We have a running KafkaConnect cluster (Strimzi distribution), deployed in an Openshift (Kubernetes for the matter) cluster that is showing an erratic behaviour.
- The REST API of Kafka Connect is randomly slow, very slow for some endpoints, even when the cluster is not under heavy load
- Query a connector
- Delete a connector
- Create a connector
- But always work perfectly when querying the list of connectors
- Connectors and tasks appear as UNASSIGNED but the logs show them running when we query the list of connectors in the cluster
- /connectors?expand=info&expand=status
We have checked the communication between workers
There are 5 workers in the cluster, each one consuming about 12Gb of RAM and 1.5 cores
There are 1000 Connectors running in the cluster, all of them CloudantSourceConnector
(Cloudant is a CouchDB implementation by IBM)

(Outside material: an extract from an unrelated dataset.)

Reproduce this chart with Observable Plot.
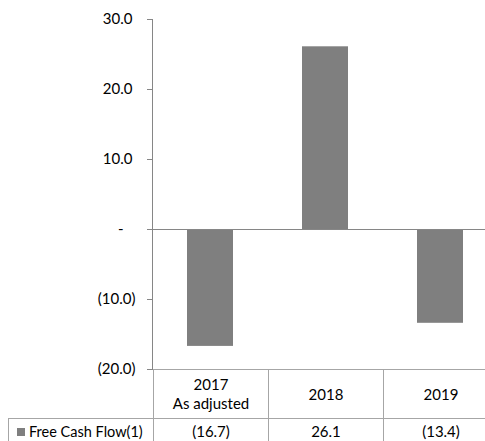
<!DOCTYPE html>
<html>
<head>
<meta charset="utf-8">
<script src="https://cdn.jsdelivr.net/npm/d3@7"></script>
<script src="https://cdn.jsdelivr.net/npm/@observablehq/plot@0.6"></script>
<style>
  html, body { margin: 0; padding: 0; background: #fff; }
  #wrap { position: relative; width: 485px; height: 441px; overflow: hidden; font-family: Lato, "Open Sans", sans-serif; }
  #chart { position: absolute; left: 0; top: 0; }
  #chart svg { display: block; overflow: visible; }
  table { position: absolute; left: 8px; top: 369px; width: 490px; border-collapse: collapse; table-layout: fixed; font-family: Lato, sans-serif; font-size: 15px; color: #000; }
  td { border: 1px solid #a6a6a6; text-align: center; padding: 0; line-height: 19px; overflow: hidden; }
  tr.cats td { height: 48px; }
  tr.cats td.blank { border: none; border-right: 1px solid #a6a6a6; }
  tr.vals td { height: 26px; vertical-align: top; padding-top: 3px; }
  td.legend { text-align: left; padding-left: 8px; white-space: nowrap; font-size: 14.5px; }
  .swatch { display: inline-block; width: 8px; height: 8px; background: #7f7f7f; margin-right: 4px; vertical-align: 1px; }
</style>
</head>
<body>
<div id="wrap">
  <div id="chart"></div>
  <table id="tbl"></table>
</div>
<script>
const categories = ["2017\nAs adjusted", "2018", "2019"];
const values = [-16.7, 26.1, -13.4];
const seriesName = "Free Cash Flow(1)";
const negTicks = [-20, -10];
const zeroTicks = [0];
const posTicks = [10, 20, 30];

const fmt = v => v === 0 ? "-" : v < 0 ? `(${Math.abs(v).toFixed(1)})` : v.toFixed(1);
const data = categories.map((c, i) => ({cat: c, value: values[i]}));

const axisCommon = {anchor: "left", label: null, tickSize: 5, stroke: "#868686", tickFormat: fmt, fontSize: 15};

const chart = Plot.plot({
  width: 485,
  height: 380,
  marginTop: 19,
  marginBottom: 11,
  marginLeft: 152,
  marginRight: 0,
  style: {fontFamily: "Lato, sans-serif", fontSize: "15px", color: "#000", background: "transparent", overflow: "visible"},
  x: {domain: categories, range: [152, 497], paddingInner: 0.6, paddingOuter: 0.3, axis: null},
  y: {domain: [-20, 30], axis: null},
  marks: [
    Plot.barY(data, {x: "cat", y: "value", fill: "#7f7f7f"}),
    Plot.ruleY([0], {stroke: "#868686"}),
    Plot.ruleY([-20], {stroke: "#8c8c8c"}),
    Plot.frame({anchor: "left", stroke: "#868686"}),
    Plot.axisY({...axisCommon, ticks: negTicks, tickPadding: 12}),
    Plot.axisY({...axisCommon, ticks: posTicks, tickPadding: 15}),
    Plot.axisY({...axisCommon, ticks: zeroTicks, tickPadding: 24})
  ]
});
document.getElementById("chart").appendChild(chart);

// data table below the chart
const tbl = document.getElementById("tbl");
const colgroup = document.createElement("colgroup");
[145, 115, 115, 115].forEach(w => { const c = document.createElement("col"); c.style.width = w + "px"; colgroup.appendChild(c); });
tbl.appendChild(colgroup);
const r1 = document.createElement("tr"); r1.className = "cats";
const blank = document.createElement("td"); blank.className = "blank"; r1.appendChild(blank);
categories.forEach(c => {
  const td = document.createElement("td");
  c.split("\n").forEach((line, i) => { if (i) td.appendChild(document.createElement("br")); td.appendChild(document.createTextNode(line)); });
  r1.appendChild(td);
});
tbl.appendChild(r1);
const r2 = document.createElement("tr"); r2.className = "vals";
const lg = document.createElement("td"); lg.className = "legend";
const sw = document.createElement("span"); sw.className = "swatch"; lg.appendChild(sw);
lg.appendChild(document.createTextNode(seriesName));
r2.appendChild(lg);
values.forEach(v => { const td = document.createElement("td"); td.textContent = fmt(v); r2.appendChild(td); });
tbl.appendChild(r2);
</script>
</body>
</html>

Is it normal that amount of consumed resources?
What could be causing the REST API timeouts?
Thanks a lot.
Cluster configuration
version: 2.6.0
replicas: 5
config:
group.id: prod-cluster-group
config.storage.replication.factor: 3
config.storage.topic: prod-cluster-configs
key.converter.schemas.enable: false
key.converter: org.apache.kafka.connect.json.JsonConverter
max.poll.interval.ms: 600000
max.poll.records: 10
offset.storage.replication.factor: 3
offset.storage.topic: prod-cluster-offsets
status.storage.replication.factor: 3
status.storage.topic: prod-cluster-status
value.converter.schemas.enable: false
value.converter: org.apache.kafka.connect.json.JsonConverter
Connector configuration
Each connector has this configuration, all of them write to the same topic, and read from a different Cloudant database
"config": {
"connector.class": "com.ibm.cloudant.kafka.connect.CloudantSourceConnector",
"cloudant.omit.design.docs": "true",
"cloudant.db.username": "__REDACTED__",
"topics": "prod-topic",
"cloudant.db.password": "__REDACTED__",
"connection.timeout.ms": "5000",
"cloudant.value.schema.struct": "true",
"name": "connector-0001", // (0000...1000)

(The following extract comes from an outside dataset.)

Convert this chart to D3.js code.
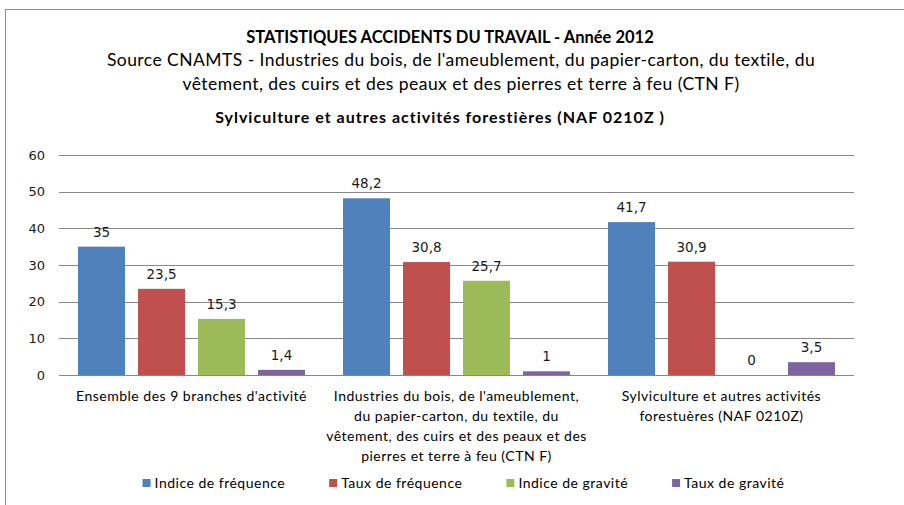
<!DOCTYPE html>
<html>
<head>
<meta charset="utf-8">
<script src="https://cdn.jsdelivr.net/npm/d3@7"></script>
<style>
  body { margin: 0; background: #fff; }
  svg { display: block; }
</style>
</head>
<body>
<svg id="chart" width="904" height="505"></svg>
<script>
// Accident statistics 2012, grouped by sector
const categories = [
  "Ensemble des 9 branches d'activité",
  "Industries du bois, de l'ameublement,\ndu papier-carton, du textile, du\nvêtement, des cuirs et des peaux et des\npierres et terre à feu (CTN F)",
  "Sylviculture et autres activités\nforestuères (NAF 0210Z)"
];
const seriesNames = ["Indice de fréquence", "Taux de fréquence", "Indice de gravité", "Taux de gravité"];
const seriesColors = ["#4F81BD", "#C0504D", "#9BBB59", "#8064A2"];
const indiceFrequence = [35, 48.2, 41.7];
const tauxFrequence = [23.5, 30.8, 30.9];
const indiceGravite = [15.3, 25.7, 0];
const tauxGravite = [1.4, 1, 3.5];
const yTicks = [0, 10, 20, 30, 40, 50, 60];

const titleLines = ["STATISTIQUES ACCIDENTS DU TRAVAIL - Année 2012"];
const sourceLines = [
  "Source CNAMTS -  Industries du bois, de l'ameublement, du papier-carton, du textile, du",
  "vêtement, des cuirs et des peaux et des pierres et terre à feu (CTN F)"
];
const chartSubtitle = "Sylviculture et autres activités forestières (NAF 0210Z )";

const series = [indiceFrequence, tauxFrequence, indiceGravite, tauxGravite];

const svg = d3.select("#chart");
const plot = { left: 59, right: 854, top: 155, bottom: 375 };
const textFont = "Lato, 'Open Sans', sans-serif";
const numFont = "'DejaVu Sans', Verdana, sans-serif";

// outer frame
svg.append("rect")
  .attr("x", 5.5).attr("y", 9.5)
  .attr("width", 960).attr("height", 560)
  .attr("fill", "#fff").attr("stroke", "#8c8c8c").attr("stroke-width", 1);

// titles
svg.append("text")
  .attr("x", 450).attr("y", 43)
  .attr("text-anchor", "middle")
  .attr("font-family", textFont).attr("font-weight", "bold").attr("font-size", 16.5)
  .attr("fill", "#000")
  .text(titleLines[0]);

svg.selectAll("text.source").data(sourceLines).join("text")
  .attr("class", "source")
  .attr("x", 461).attr("y", (d, i) => 66 + i * 24)
  .attr("text-anchor", "middle")
  .attr("font-family", textFont).attr("font-size", 17.5).attr("letter-spacing", 0.45)
  .attr("fill", "#000")
  .text(d => d);

svg.append("text")
  .attr("x", 440).attr("y", 123)
  .attr("text-anchor", "middle")
  .attr("font-family", textFont).attr("font-weight", "bold").attr("font-size", 16)
  .attr("letter-spacing", 1)
  .attr("fill", "#000")
  .text(chartSubtitle);

// scales
const y = d3.scaleLinear().domain([0, 60]).range([plot.bottom, plot.top]);
const x0 = d3.scaleBand().domain(d3.range(categories.length)).range([plot.left, plot.right]).padding(0);
const x1 = d3.scaleBand().domain(d3.range(series.length)).range([0, x0.bandwidth()])
  .paddingInner(0.217).paddingOuter(0.317);

// gridlines
svg.append("g")
  .selectAll("line").data(yTicks).join("line")
  .attr("x1", plot.left).attr("x2", plot.right)
  .attr("y1", d => Math.round(y(d)) + 0.5).attr("y2", d => Math.round(y(d)) + 0.5)
  .attr("stroke", "#878787").attr("stroke-width", 1);

// y axis labels
const yAxis = d3.axisLeft(y).tickValues(yTicks).tickSize(0).tickPadding(14);
const yg = svg.append("g").attr("transform", `translate(${plot.left},0)`).call(yAxis);
yg.select(".domain").remove();
yg.selectAll("text")
  .attr("font-family", numFont).attr("font-size", 13).attr("fill", "#1a1a1a");

const fmt = v => String(v).replace(".", ",");

// bars
const groups = svg.append("g").selectAll("g").data(categories).join("g")
  .attr("transform", (d, i) => `translate(${x0(i)},0)`);

groups.each(function (cat, ci) {
  const g = d3.select(this);
  const vals = series.map((s, si) => ({ si, v: s[ci] }));
  g.selectAll("rect").data(vals.filter(d => d.v > 0)).join("rect")
    .attr("x", d => x1(d.si)).attr("width", x1.bandwidth())
    .attr("y", d => y(d.v)).attr("height", d => y(0) - y(d.v))
    .attr("fill", d => seriesColors[d.si]);
  g.selectAll("text.val").data(vals).join("text")
    .attr("class", "val")
    .attr("x", d => x1(d.si) + x1.bandwidth() / 2)
    .attr("y", d => y(d.v) - 10)
    .attr("text-anchor", "middle")
    .attr("font-family", numFont).attr("font-size", 13.5).attr("fill", "#1a1a1a")
    .text(d => fmt(d.v));
});

// category labels
groups.append("text")
  .attr("text-anchor", "middle")
  .attr("font-family", textFont).attr("font-size", 14).attr("letter-spacing", 0.5)
  .attr("fill", "#000")
  .selectAll("tspan").data(d => d.split("\n")).join("tspan")
  .attr("x", x0.bandwidth() / 2)
  .attr("y", (d, i) => 401 + i * 20)
  .text(d => d);

// legend
const legend = svg.append("g");
const items = legend.selectAll("g").data(seriesNames).join("g");
items.append("rect").attr("width", 8).attr("height", 8).attr("y", 479)
  .attr("fill", (d, i) => seriesColors[i]);
items.append("text").attr("x", 12).attr("y", 488)
  .attr("font-family", textFont).attr("font-size", 14).attr("letter-spacing", 0.5)
  .attr("fill", "#000")
  .text(d => d);
const widths = [];
items.each(function () { widths.push(this.getBBox().width); });
const gap = 44;
const total = d3.sum(widths) + gap * (widths.length - 1);
let cx = 463.5 - total / 2;
items.attr("transform", (d, i) => {
  const t = `translate(${cx},0)`;
  cx += widths[i] + gap;
  return t;
});
</script>
</body>
</html>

"read.timeout.ms": "5000",
"cloudant.db.url": "__REDACTED__"
}
UNASSIGNED Connector running in the cluster
"status": {
"name": "connector-0001",
"connector": {
"state": "UNASSIGNED",
},
"tasks": [
{
"id": 0,
"state": "UNASSIGNED",
}
],
"type": "source"
}
Cluster log showing the task getting records from Cloudant
(com.ibm.cloudant.kafka.connect.CloudantSourceTask) [task-thread-connector-0001-0]
2022-09-29 08:38:56,624 INFO Return 4 records with last offset ...